Auch die rechtliche Beurteilung der belangten Behörde ist nicht als rechtswidrig zu erkennen. Die Beschwerdeführerin verkennt, dass es ihr nach der Bestimmung des § 28 Abs. 7 AuslBG, die eine Rechtsvermutung im Sinne des Vorliegens eines der Bewilligungspflicht unterliegenden Beschäftigungsverhältnisses normiert und es dem Beschuldigten im Sinne einer Beweislastumkehr überlässt, den Nachweis für das Fehlen eines solchen Beschäftigungsverhältnisses zu erbringen, oblegen gewesen wäre, glaubhaft zu machen, dass eine unberechtigte Beschäftigung nicht vorlag. Diese Glaubhaftmachung ist der Beschwerdeführerin jedoch nicht gelungen, da sie weder konkrete Umstände, aus denen auf eine selbständige Tätigkeit der Ausländerinnen hätte geschlossen werden können, noch eine Unentgeltlichkeitsvereinbarung glaubhaft gemacht hat. Dass aber die Rechtsvermutung des § 28 Abs. 7 AuslBG insbesondere dann greift, wenn Ausländer ihre persönlichen Dinge in Räumlichkeiten verwahren, zu denen Betriebsfremde keinen Zutritt haben, wie etwa in Spinden, die sich in für Betriebsfremde nicht zugänglichen Hinterzimmern befinden, hat der Verwaltungsgerichtshof schon wiederholt ausgeführt (vgl. etwa die hg. Erkenntnisse vom 15. Dezember 1999, Zl. 99/09/0078, und vom 21. September 2005, Zl. 2004/09/0083). Zu Recht hat die belangte Behörde auch die Vereinbarung von prozentuellen Provisionen für das Animieren zum Genuss von Getränken in ihre Wertung als arbeitnehmerähnliche Tätigkeit einbezogen (vgl. zB. das hg. Erkenntnis vom 14. November 2002, Zl. 99/09/0167).

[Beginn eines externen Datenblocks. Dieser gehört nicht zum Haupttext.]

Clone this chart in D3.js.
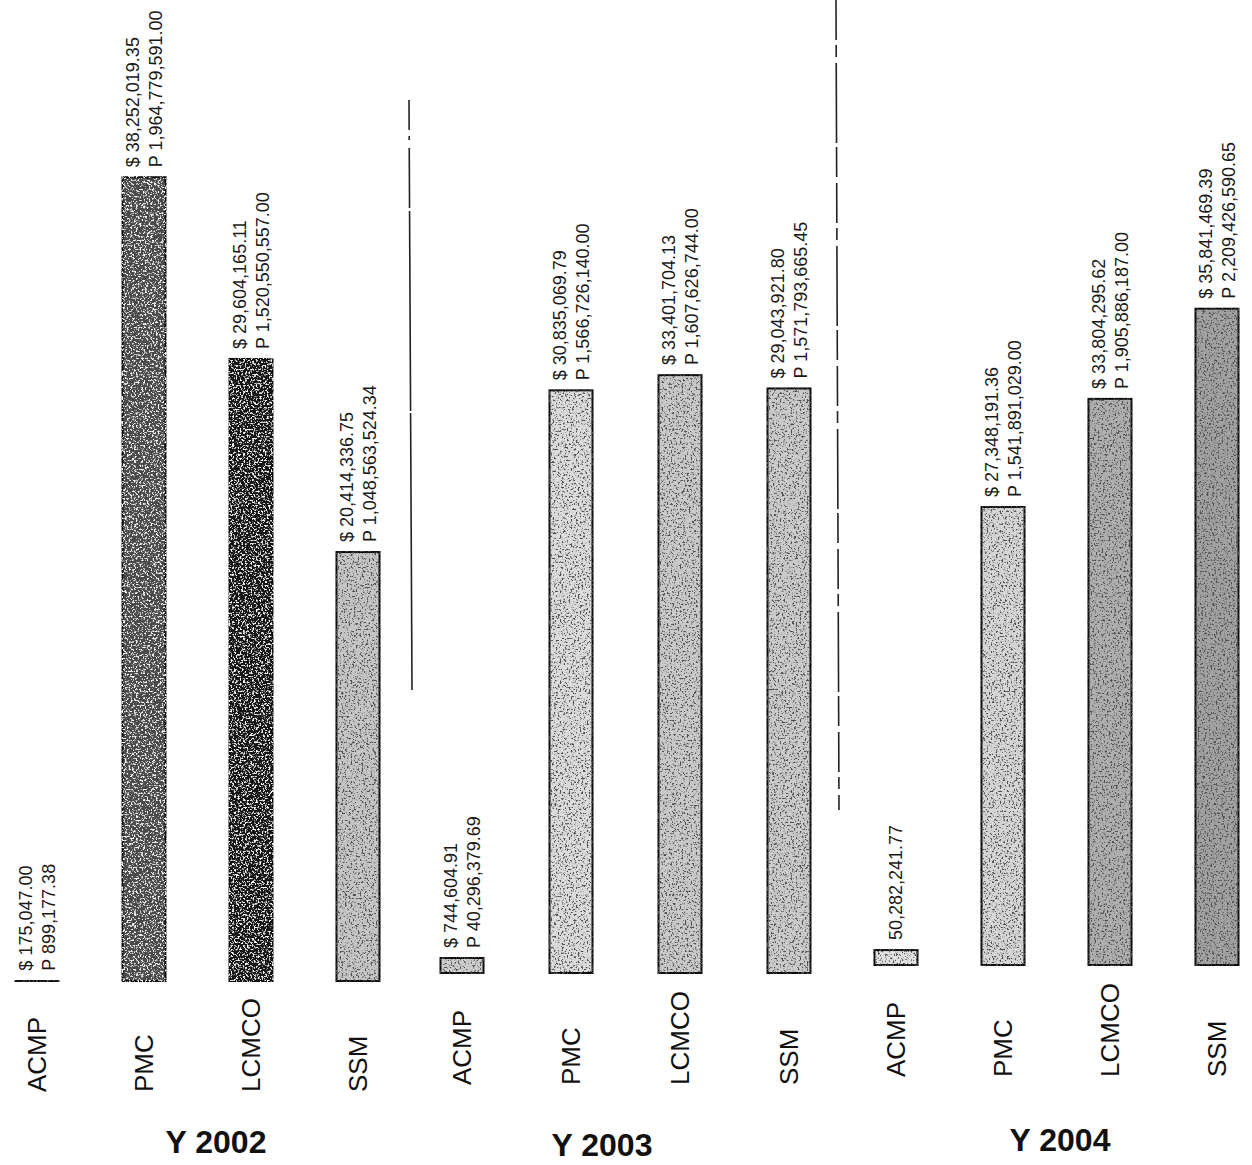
<!DOCTYPE html>
<html>
<head>
<meta charset="utf-8">
<script src="https://cdn.jsdelivr.net/npm/d3@7"></script>
<style>
  html, body { margin: 0; padding: 0; background: #fff; }
  svg { display: block; font-family: "Liberation Sans", Arial, sans-serif; }
</style>
</head>
<body>
<svg id="chart" width="1252" height="1165"></svg>
<script>
// Collections per office, three fiscal years (US dollars and pesos)
const categories = ["ACMP", "PMC", "LCMCO", "SSM"];
const years = ["Y 2002", "Y 2003", "Y 2004"];

const usd2002  = [175047, 38252019.35, 29604165.11, 20414336.75];
const peso2002 = [899177.38, 1964779591, 1520550557.00, 1048563524.34];

const usd2003  = [744604.91, 30835069.79, 33401704.13, 29043921.80];
const peso2003 = [40296379.69, 1566726140.00, 1607626744, 1571793665.45];

const usd2004  = [null, 27348191.36, 33804295.62, 35841469.39];
const peso2004 = [50282241.77, 1541891029.00, 1905886187.00, 2209426590.65];

// Bar fills and speckle style for each year
const fills2002 = ["#bdbdbd", "#4a4a4a", "#141414", "#c6c6c6"];
const fills2003 = ["#cdcdcd", "#dcdcdc", "#cacaca", "#cbcbcb"];
const fills2004 = ["#e2e2e2", "#d6d6d6", "#afafaf", "#a2a2a2"];
const grain2002 = ["dark", "light", "light", "dark"];
const grain2003 = ["dark", "dark", "dark", "dark"];
const grain2004 = ["dark", "dark", "dark", "dark"];

// Each year is its own small chart with its own value scale
const panels = [
  { year: years[0], usd: usd2002, peso: peso2002, fills: fills2002, grain: grain2002,
    x0: 15.5, x1: 379.5, pad: 0.598, base: 981, yMax: 2200e6, catBottom: 1092, titleX: 216, titleY: 1153 },
  { year: years[1], usd: usd2003, peso: peso2003, fills: fills2003, grain: grain2003,
    x0: 440.5, x1: 810.5, pad: 0.6055, base: 973, yMax: 2420e6, catBottom: 1085, titleX: 602, titleY: 1156 },
  { year: years[2], usd: usd2004, peso: peso2004, fills: fills2004, grain: grain2004,
    x0: 874.5, x1: 1238.5, pad: 0.598, base: 965, yMax: 3030e6, catBottom: 1077, titleX: 1060, titleY: 1151 }
];

const BAR_SPAN = 900; // pixel height that a panel's yMax maps to

const svg = d3.select("#chart");
const defs = svg.append("defs");

// Scanned-print speckle: dark specks on light bars, light specks on dark bars
function speckFilter(id, shade, seed) {
  const f = defs.append("filter").attr("id", id)
    .attr("x", "-10%").attr("y", "-2%").attr("width", "120%").attr("height", "104%");
  f.append("feTurbulence").attr("type", "fractalNoise")
    .attr("baseFrequency", 0.55).attr("numOctaves", 2).attr("seed", seed).attr("result", "noise");
  f.append("feColorMatrix").attr("in", "noise").attr("type", "matrix")
    .attr("values", `0 0 0 0 ${shade}  0 0 0 0 ${shade}  0 0 0 0 ${shade}  7 0 0 0 -3.75`)
    .attr("result", "specks");
  f.append("feComposite").attr("in", "specks").attr("in2", "SourceGraphic")
    .attr("operator", "in").attr("result", "clipped");
  const m = f.append("feMerge");
  m.append("feMergeNode").attr("in", "SourceGraphic");
  m.append("feMergeNode").attr("in", "clipped");
}
speckFilter("grain-dark", 0.08, 3);
speckFilter("grain-light", 0.95, 7);

const fmt = d3.format(",.2f");

panels.forEach(p => {
  const x = d3.scaleBand().domain(categories).range([p.x0, p.x1])
    .paddingInner(p.pad).paddingOuter(0);
  const y = d3.scaleLinear().domain([0, p.yMax]).range([p.base, p.base - BAR_SPAN]);

  const rows = categories.map((c, i) => ({
    cat: c, usd: p.usd[i], peso: p.peso[i], fill: p.fills[i], grain: p.grain[i]
  }));

  const g = svg.append("g");

  // bars
  g.selectAll("rect.bar").data(rows).join("rect")
    .attr("class", "bar")
    .attr("x", d => x(d.cat))
    .attr("width", x.bandwidth())
    .attr("y", d => y(d.peso))
    .attr("height", d => y(0) - y(d.peso))
    .attr("fill", d => d.fill)
    .attr("stroke", "#111")
    .attr("stroke-width", 2)
    .attr("filter", d => `url(#grain-${d.grain})`);

  // value labels, rotated, stacked above each bar
  rows.forEach(d => {
    const cx = x(d.cat) + x.bandwidth() / 2;
    const top = y(d.peso) - 10;
    const lines = d.usd == null
      ? [{ t: fmt(d.peso), dx: 6 }]
      : [{ t: "$ " + fmt(d.usd), dx: -5 }, { t: "P " + fmt(d.peso), dx: 18 }];
    lines.forEach(l => {
      g.append("text")
        .attr("transform", `translate(${cx + l.dx},${top}) rotate(-90)`)
        .attr("font-size", 18)
        .attr("fill", "#1a1a1a")
        .text(l.t);
    });
  });

  // category labels under the bars
  g.selectAll("text.cat").data(rows).join("text")
    .attr("class", "cat")
    .attr("transform", d => `translate(${x(d.cat) + x.bandwidth() / 2 + 9},${p.catBottom}) rotate(-90)`)
    .attr("font-size", 26)
    .attr("fill", "#111")
    .text(d => d.cat);

  // year caption
  g.append("text")
    .attr("x", p.titleX).attr("y", p.titleY)
    .attr("text-anchor", "middle")
    .attr("font-size", 32)
    .attr("font-weight", "bold")
    .attr("fill", "#111")
    .text(p.year);
});

// dividers between the year charts
svg.append("line")
  .attr("x1", 409).attr("x2", 412).attr("y1", 100).attr("y2", 690)
  .attr("stroke", "#222").attr("stroke-width", 1.6)
  .attr("stroke-dasharray", "30 6 4 8 60 3 200 2 300");
svg.append("line")
  .attr("x1", 836).attr("x2", 839).attr("y1", 0).attr("y2", 810)
  .attr("stroke", "#222").attr("stroke-width", 1.6)
  .attr("stroke-dasharray", "40 5 12 6 80 4 30 6");
</script>
</body>
</html>
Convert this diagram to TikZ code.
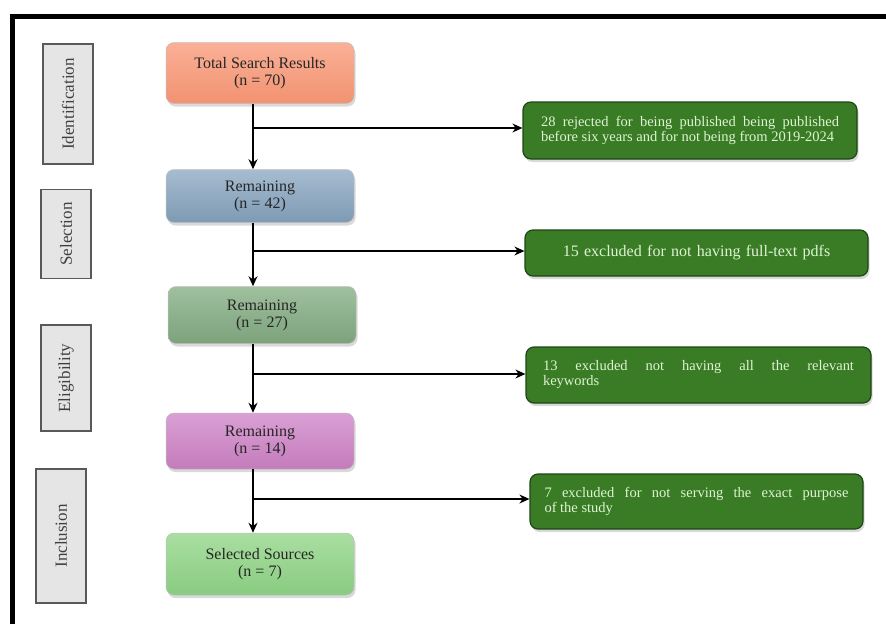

Auch die Ausführungen der belangten Behörde zum Verschulden der Beschwerdeführerin entsprechen der Rechtslage. Die Beschwerdeführerin hat Kontrollmaßnahmen, die die Einhaltung der gesetzlichen Bestimmungen durch von ihr beauftragte Personen hätten gewährleisten sollen, in keinem Stadium des Verwaltungsstrafverfahrens konkret dargetan. Im Sinne des § 5 Abs. 1 VStG ist im Falle von Ungehorsamsdelikten - und die Übertretung des § 28 Abs. 1 Z. 1 lit. a AuslBG gilt als solches (vgl. das hg. Erkenntnis vom 4. September 2006, Zl. 2003/09/0081) -

aber die Beschuldigte gehalten, initiativ alles vorzubringen, was zu ihrer Entlastung dienlich sein könnte. Es ist nicht Sache der Behörde, die Beschwerdeführerin zu einem solchen Vorbringen anzuleiten. Daran kann der nicht konkretisierte Hinweis der Beschwerdeführerin auf ihre gesundheitliche Beeinträchtigung durch eine "Kopfschussverletzung" nichts ändern.

Insofern die Beschwerdeführerin vorbringt, es läge ein fortgesetztes Delikt vor, so ist dies schon deshalb verfehlt, weil es sich bei den hier verfahrensgegenständlichen Beschäftigungszeiten um die jeweils ersten Tatzeiten handelt, betreffend derer die Behörde eine Strafe aussprach.

Die Beschwerde war daher gemäß § 42 Abs. 1 VwGG als unbegründet abzuweisen.

Der Ausspruch über den Aufwandersatz gründet sich auf die §§ 47 ff VwGG in Verbindung mit der Verordnung BGBl. II Nr. 333/2003.